USAHA TANI HULU DAN HILIR
Tenaga Ahli Kedeputian III Kantor Staf Presiden (KSP) Aji Erlangga tidak menampik jika persoalan utama petani tembakau saat ini ada di sistem tata niaga. Hal itu mengakibatkan keuntungan hanya dinikmati oleh kelompok tertentu saja.
“Terutama para pedagang, apapun bentuk dan namanya, sementara petani tidak diuntungkan,” katanya.
Aji menilai sistem tata niaga sebagai persoalan klasik yang dialami oleh para petani tembakau di Indonesia. Karena itu Aji mengusulkan agar persoalan itu tidak dibiarkan begitu saja. “Petani jangan ditinggal sendirian,” ujarnya.
Oleh sebab itu tentu saja, petani yang skala usahanya mikro dan bersifat individual tidak akan mampu berhadapan dengan perusahaan yang punya sumberdaya dan posisi tawar yang lebih besar.
“Ini jadi PR kita, bagaimana secara kelembagaan para petani lebih terkonsolidasi, tapi juga harus berangkat dari para petani itu sendiri,” kata Aji.
Selama ini, menurut Aji, persepsi pemerintah adalah, pelaku usaha akan lebih mudah mendapatkan kerjasama dalam bentuk apapun, jika dilakukan secara berkelompok. Jika tidak berkelompok, menjadi lebih sulit untuk melakukan pengembangan usaha. “Bahkan melakukan pembinaan dari pihak lain, juga sulit,” tegasnya.
Selain itu, model ekonomi yang bisa diaplikasikan di setiap usaha tani sebaiknya memiliki konsep hulu dan hilir. Itu untuk menghindari adanya beban nilai tambah, yang kemudian dinikmati oleh pihak lain. “Misalnya waktu pengadaan segala hal yang diperlukan dalam rangka pertanian,” kata Aji.
Oleh karena itu, Aji mengusulkan soal pertanian multikultur yang tidak terpaku pada satu jenis komoditas, namun perlu dilakukan kajian yang komprehensif dari hulu dan hilir.
“Sehingga dalam kapasitas yang terbatas, kita bisa memberi rekomendasi relatif yang lebih bermanfaat,” pungkasnya.
Sementara itu, Ketua MTCC UNIMMA Retno Rusdjijati menginginkan agar persoalan tata niaga tembakau, termasuk proses diversifikasi dan alih tanam harus diselesaikan segera.
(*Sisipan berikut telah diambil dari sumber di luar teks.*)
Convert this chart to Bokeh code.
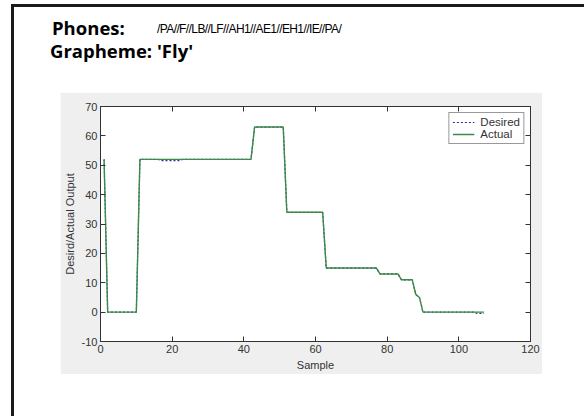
from bokeh.plotting import figure
from bokeh.layouts import column, row
from bokeh.models import LinearAxis, Legend, LegendItem, FixedTicker, Div
from bokeh.embed import file_html
from bokeh.resources import INLINE

# Network output for the grapheme "Fly", one value per sample
samples = list(range(1, 108))

actual = [
    52, 0, 0, 0, 0, 0, 0, 0, 0, 0,
    52, 52, 52, 52, 52, 52, 52, 52, 52, 52,
    52, 52, 52, 52, 52, 52, 52, 52, 52, 52,
    52, 52, 52, 52, 52, 52, 52, 52, 52, 52,
    52, 52, 63, 63, 63, 63, 63, 63, 63, 63,
    63, 34, 34, 34, 34, 34, 34, 34, 34, 34,
    34, 34, 15, 15, 15, 15, 15, 15, 15, 15,
    15, 15, 15, 15, 15, 15, 15, 13, 13, 13,
    13, 13, 13, 11, 11, 11, 11, 6, 5, 0,
    0, 0, 0, 0, 0, 0, 0, 0, 0, 0,
    0, 0, 0, 0, 0, 0, 0,
]

desired = [
    52, 0, 0, 0, 0, 0, 0, 0, 0, 0,
    52, 52, 52, 52, 52, 52, 51.6, 51.6, 51.6, 51.6,
    51.6, 51.6, 52, 52, 52, 52, 52, 52, 52, 52,
    52, 52, 52, 52, 52, 52, 52, 52, 52, 52,
    52, 52, 63, 63, 63, 63, 63, 63, 63, 63,
    63, 34, 34, 34, 34, 34, 34, 34, 34, 34,
    34, 34, 15, 15, 15, 15, 15, 15, 15, 15,
    15, 15, 15, 15, 15, 15, 15, 13, 13, 13,
    13, 13, 13, 11, 11, 11, 11, 6, 5, 0,
    0, 0, 0, 0, 0, 0, 0, 0, 0, 0,
    0, 0, 0, 0, -0.4, -0.4, -0.4,
]

x_ticks = [0, 20, 40, 60, 80, 100, 120]
y_ticks = [-10, 0, 10, 20, 30, 40, 50, 60, 70]
y_tick_labels = ["-10", "0", "10", "20", "30", "40", "50", "60", "70"]

phones_label = "Phones:"
phones_text = "/PA//F//LB//LF//AH1//AE1//EH1//IE//PA/"
grapheme_text = "Grapheme: 'Fly'"

AX_COLOR = "#333333"
TICK_FONT = "Liberation Sans"
FRAME = "#1a1a1a"

# ---- plot panel (grey surround, white axes box) ----
p = figure(
    width=482, height=282,
    x_range=(0, 120), y_range=(-10, 70),
    output_backend="svg", toolbar_location=None,
    min_border_left=40, min_border_right=12,
    min_border_top=14, min_border_bottom=33,
    x_axis_label="Sample", y_axis_label="Desird/Actual Output",
)
p.background_fill_color = "white"
p.border_fill_color = "#efefef"
p.outline_line_color = AX_COLOR
p.outline_line_width = 1
p.xgrid.visible = False
p.ygrid.visible = False


def style_axis(ax, show_labels=True):
    ax.axis_line_color = AX_COLOR
    ax.major_tick_line_color = AX_COLOR
    ax.major_tick_in = 5
    ax.major_tick_out = 0
    ax.minor_tick_line_color = None
    ax.major_label_text_font = TICK_FONT
    ax.major_label_text_font_size = "11px" if show_labels else "0px"
    ax.major_label_text_color = AX_COLOR if show_labels else None
    ax.major_label_standoff = 3 if show_labels else 0
    ax.axis_label_text_font = TICK_FONT
    ax.axis_label_text_font_size = "11px"
    ax.axis_label_text_font_style = "normal"
    ax.axis_label_text_color = AX_COLOR
    ax.axis_label_standoff = 3


p.xaxis.ticker = FixedTicker(ticks=x_ticks)
p.yaxis.ticker = FixedTicker(ticks=y_ticks)
p.yaxis.major_label_overrides = dict(zip(y_ticks, y_tick_labels))
for ax in p.xaxis + p.yaxis:
    style_axis(ax)

top_ax = LinearAxis(ticker=FixedTicker(ticks=x_ticks))
right_ax = LinearAxis(ticker=FixedTicker(ticks=y_ticks))
style_axis(top_ax, show_labels=False)
style_axis(right_ax, show_labels=False)
p.add_layout(top_ax, "above")
p.add_layout(right_ax, "right")

r_des = p.line(samples, desired, line_color="#2a2aa0", line_width=1.2, line_dash="2 2")
r_act = p.line(samples, actual, line_color="#3b8a45", line_width=1.4)

legend = Legend(items=[LegendItem(label="Desired", renderers=[r_des]),
                       LegendItem(label="Actual", renderers=[r_act])],
                location="top_right")
legend.margin = 6
legend.padding = 3
legend.spacing = 0
legend.label_height = 12
legend.glyph_height = 12
legend.glyph_width = 22
legend.label_standoff = 6
legend.label_text_font = TICK_FONT
legend.label_text_font_size = "11.5px"
legend.label_text_color = AX_COLOR
legend.border_line_color = AX_COLOR
legend.background_fill_color = "white"
legend.background_fill_alpha = 1
p.add_layout(legend)

# ---- page header with the frame's top edge ----
header_html = f"""
<div style="position:relative;width:584px;height:92px;margin:0;padding:0;">
  <div style="position:absolute;left:11px;top:4px;width:573px;height:2.5px;background:{FRAME};"></div>
  <div style="position:absolute;left:11px;top:4px;width:2.5px;height:88px;background:{FRAME};"></div>
  <span style="position:absolute;left:52px;top:19px;font-family:'Open Sans';font-weight:bold;
               font-size:18.5px;line-height:18.5px;white-space:nowrap;color:#000;">{phones_label}</span>
  <span style="position:absolute;left:157px;top:23px;font-family:'Liberation Sans';
               font-size:12px;letter-spacing:-0.6px;line-height:12px;white-space:nowrap;color:#000;">{phones_text}</span>
  <span style="position:absolute;left:50px;top:42px;font-family:'Open Sans';font-weight:bold;
               font-size:18.5px;line-height:18.5px;white-space:nowrap;color:#000;">{grapheme_text}</span>
</div>
"""
header = Div(text=header_html, width=584, height=92, margin=0)

# left edge of the page frame beside the plot panel
strip_html = f"""
<div style="position:relative;width:60px;height:324px;margin:0;padding:0;">
  <div style="position:absolute;left:11px;top:0;width:2.5px;height:324px;background:{FRAME};"></div>
</div>
"""
strip = Div(text=strip_html, width=60, height=324, margin=0)

p.margin = 0
page = column(header, row(strip, p, spacing=0, margin=0), spacing=0, margin=0)

open("out.html", "w").write(file_html(page, INLINE))
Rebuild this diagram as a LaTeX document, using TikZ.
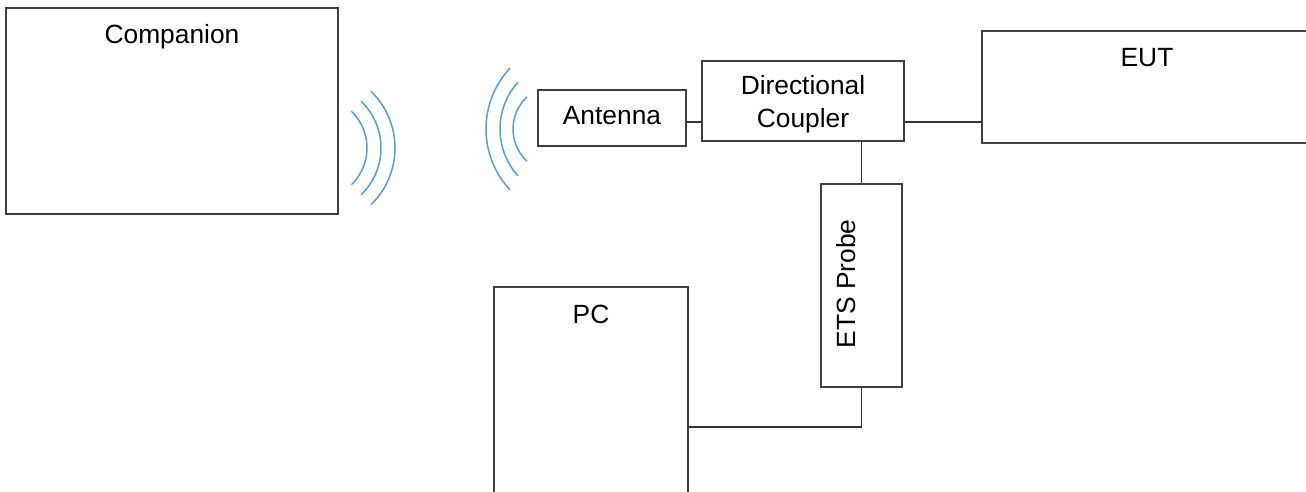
\documentclass[tikz,border=0pt]{standalone}
\usepackage{fontspec}
\setmainfont{Liberation Sans}
\definecolor{waveblue}{HTML}{5B9BD5}
\begin{document}
\begin{tikzpicture}
	[
		x=0.02cm, y=0.02cm,
		font=\fontsize{15}{18.7}\selectfont
	]
	
	\tikzstyle{Box} = [
		rectangle, 
		inner sep=0pt,
		draw=black!75, 
		line width=0.85pt
	]
	\tikzstyle{Link} = [draw=black!80, line width=0.6pt]
	\tikzstyle{Wave} = [draw=waveblue, line width=0.85pt]
	
	\useasboundingbox (0,0) rectangle (1306,-492);
	\clip (0,0) rectangle (1306,-492);
	
	% boxes
	\node [Box, minimum width=6.64cm, minimum height=4.12cm] (companion) at (172,-111) {};
	\node [Box, minimum width=2.96cm, minimum height=1.12cm] (antenna) at (612,-118) {};
	\node [Box, minimum width=4.04cm, minimum height=1.6cm] (coupler) at (803,-101) {};
	\node [Box, minimum width=6.6cm, minimum height=2.24cm] (eut) at (1147,-87) {};
	\node [Box, minimum width=1.62cm, minimum height=4.06cm] (probe) at (861.5,-285.5) {};
	\node [Box, minimum width=3.88cm, minimum height=5.6cm] (pc) at (591,-427) {};
	
	% labels
	\node (companiontext) at ([yshift=-0.58cm]companion.north) {Companion};
	\node (antennatext) at ([yshift=0.04cm]antenna.center) {Antenna};
	\node [align=center] (couplertext) at ([yshift=-0.06cm]coupler.center) {Directional\\Coupler};
	\node (euttext) at ([yshift=-0.55cm]eut.north) {EUT};
	\node (pctext) at ([yshift=-0.56cm]pc.north) {PC};
	\node [rotate=90] (probetext) at (846,-284) {ETS Probe};
	
	% connections
	\coordinate (rf) at (0,-122);
	\draw [Link] (antenna.east |- rf) -- (coupler.west |- rf);
	\draw [Link] (coupler.east |- rf) -- (eut.west |- rf);
	\draw [Link] (coupler.south -| probe.north) -- (probe.north);
	\draw [Link] (probe.south) |- (pc.east);
	
	% radio waves
	\foreach \r in {51,65,79}
		\draw [Wave] ([shift={(-46:\r)}]316,-148) arc [start angle=-46, end angle=46, radius=\r];
	\foreach \cx/\r/\a in {557/44/47, 570/70/42, 575/89/43}
		\draw [Wave] ([shift={(180-\a:\r)}]\cx,-129) arc [start angle=180-\a, end angle=180+\a, radius=\r];
\end{tikzpicture}
\end{document}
Hal itu diperlukan demi memberi kepastian dan melindungi para petani tembakau di Indonesia.
“Kami berada di pihak para petani. Kami akan tetap membantu mereka memperjuangkan hak-haknya terutama dalam menyelesaikan persoalan tata niaga tembakau, juga kemudian ke proses diversifikasi dan alih tanam,” kata Retno.
MTCC UNIMMA juga akan memperkenalkan berbagai jenis teknologi terbaru melalui sekolah tani yang mereka miliki. “Karena itu, kami juga ajak petani untuk lebih terbuka, tidak tergantung pada satu jenis komoditas terutama tembakau,” terangnya.
Selain itu, Retno menjelaskan bahwa lembaganya memiliki forum yang bisa dimanfaatkan oleh petani untuk berdiskusi terkait banyak hal, termasuk soal sistem tata niaga. Forum seperti itu sangat membantu pendampingan petani.
“Sampai sekarang jumlah forum kami semakin banyak. Bahkan dari seluruh Indonesia ingin bergabung dengan forum tersebut,” tandasnya.